In Italia il nazionalismo sembra meno bellicoso. Alcuni preti e vescovi guardano con favore alla cattolicissima Austria contro il laicismo francese o alla tradizione belgo-francese contro il Protestantesimo tedesco. I vescovi promuovono opere assistenziali ed esortano a obbedire al governo e a collaborare con le autorità. L’amore di Patria e la fede religiosa sono indivisibili, come riassume il prestigioso cardinale Pietro Maffi, arcivescovo di Pisa: «Prima si poteva discutere, dopo si potrà di nuovo discutere: ora bisogna fare il dovere verso la Patria». Mons.

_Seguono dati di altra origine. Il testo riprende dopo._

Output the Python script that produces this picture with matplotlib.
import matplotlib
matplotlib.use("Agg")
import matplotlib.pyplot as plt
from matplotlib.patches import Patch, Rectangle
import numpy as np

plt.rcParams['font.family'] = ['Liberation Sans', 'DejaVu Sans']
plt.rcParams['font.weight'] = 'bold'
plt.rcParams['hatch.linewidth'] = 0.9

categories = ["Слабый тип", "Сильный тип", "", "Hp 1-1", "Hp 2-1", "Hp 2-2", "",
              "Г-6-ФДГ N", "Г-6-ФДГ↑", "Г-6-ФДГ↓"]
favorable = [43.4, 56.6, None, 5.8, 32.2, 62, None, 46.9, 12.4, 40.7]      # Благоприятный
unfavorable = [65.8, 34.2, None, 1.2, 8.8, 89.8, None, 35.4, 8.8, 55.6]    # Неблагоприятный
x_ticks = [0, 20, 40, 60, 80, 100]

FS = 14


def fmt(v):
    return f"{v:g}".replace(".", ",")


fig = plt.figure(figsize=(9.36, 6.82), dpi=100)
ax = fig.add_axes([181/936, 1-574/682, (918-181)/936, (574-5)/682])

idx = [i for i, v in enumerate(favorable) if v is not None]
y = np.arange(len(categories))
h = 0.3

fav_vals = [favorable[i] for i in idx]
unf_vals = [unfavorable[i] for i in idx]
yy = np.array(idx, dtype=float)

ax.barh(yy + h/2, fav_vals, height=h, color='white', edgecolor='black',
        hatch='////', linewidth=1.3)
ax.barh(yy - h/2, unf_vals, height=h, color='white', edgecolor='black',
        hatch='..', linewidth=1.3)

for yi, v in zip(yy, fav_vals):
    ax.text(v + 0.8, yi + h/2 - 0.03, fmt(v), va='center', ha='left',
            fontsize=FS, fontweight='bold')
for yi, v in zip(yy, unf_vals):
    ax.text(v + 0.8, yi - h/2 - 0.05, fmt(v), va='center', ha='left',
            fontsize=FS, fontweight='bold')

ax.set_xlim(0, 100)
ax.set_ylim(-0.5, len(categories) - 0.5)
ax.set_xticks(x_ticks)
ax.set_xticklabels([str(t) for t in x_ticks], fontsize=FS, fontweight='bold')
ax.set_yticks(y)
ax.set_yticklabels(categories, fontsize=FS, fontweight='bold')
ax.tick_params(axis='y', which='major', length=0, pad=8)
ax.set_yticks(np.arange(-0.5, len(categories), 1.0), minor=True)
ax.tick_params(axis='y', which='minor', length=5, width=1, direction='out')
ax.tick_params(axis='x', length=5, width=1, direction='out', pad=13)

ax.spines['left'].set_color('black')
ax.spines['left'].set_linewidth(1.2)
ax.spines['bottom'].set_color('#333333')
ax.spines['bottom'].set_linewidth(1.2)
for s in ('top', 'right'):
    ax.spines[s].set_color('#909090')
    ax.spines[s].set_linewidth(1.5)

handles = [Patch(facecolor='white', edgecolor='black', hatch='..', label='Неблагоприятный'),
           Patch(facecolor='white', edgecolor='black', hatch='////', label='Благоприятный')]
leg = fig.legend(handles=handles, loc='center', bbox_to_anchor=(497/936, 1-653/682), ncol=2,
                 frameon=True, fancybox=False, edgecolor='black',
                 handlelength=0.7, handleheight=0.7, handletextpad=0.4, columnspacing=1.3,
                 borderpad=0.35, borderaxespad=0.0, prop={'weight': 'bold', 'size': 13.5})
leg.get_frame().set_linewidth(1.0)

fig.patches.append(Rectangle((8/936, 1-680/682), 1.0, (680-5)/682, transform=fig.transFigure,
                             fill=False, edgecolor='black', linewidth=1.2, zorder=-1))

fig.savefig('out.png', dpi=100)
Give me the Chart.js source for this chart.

Giuseppe Giustiniani, vescovo di Sorrento, scrive: «Concordi nel volere la guerra che Dio ha voluto, che l'autorità legittima ha ordinato a inviare i nostri cari più intimi a prestare l'opera loro, a rendere sempre più grande e gloriosa l'Italia nostra». Mons. Giovanni Battista Ricci, arcivescovo di Ancona, aggiunge: «Poiché gli uomini al governo della Nazione hanno giudicata necessaria la guerra, noi dobbiamo cooperare per il conseguimento dei fini nei quali è racchiusa l’integrità e la dignità della Patria».
Il cardinale arcivescovo di Torino Agostino Richelmy compone una «preghiera alla Consolata pei nostri soldati in guerra»: invoca conforto ma anche «coraggio e ardore»; sottolinea in loro l’intreccio tra amore di Patria e devozione alla Madonna; si appella – come Benedetto XV – a Gesù «re della pace e Dio delle vittorie» (delle armi italiane); si rivolge a Maria perché interceda presso Gesù; invoca la consolazione delle madri angosciate per la sorte dei figli; affida le speranze a Gesù «re della pace»: «Maria, dite per noi una parola a Gesù; e Gesù ci guarderà con occhio di amore; e noi gusteremo le dolcezze della benedizione di Gesù, che è il Dio delle vittorie, il Re della pace». E conclude: «Santi di Casa Savoia, pregate per il vostro figlio e nostro re: conduca egli l’Italia a una pace gloriosa e duratura». Nella lettera pastorale per la Quaresima 1915 Richelmy parla delle «tristi circostanze della guerra e delle funzioni religiose indicate dal Papa»; segnala «il dovere dell’ora presente: penitenza ed espiazione»; sostiene che «la fede insegna a conoscere nel peccato la sorgente della disgrazie e a credere che Dio possa trarre dal male il bene»; invita «ad abbandonare le false massime del mondo per seguire i dettami del Vangelo»; condanna «la corruzione dei costumi e l’immoralità della stampa»; invita a sostenere il quotidiano cattolico «Il momento».
Si fa propaganda patriottica ai funerali dei caduti; si prega per la vittoria; dopo la vittoria italiana, il 9 novembre 1918 in tutte le chiese si canta il «Te Deum».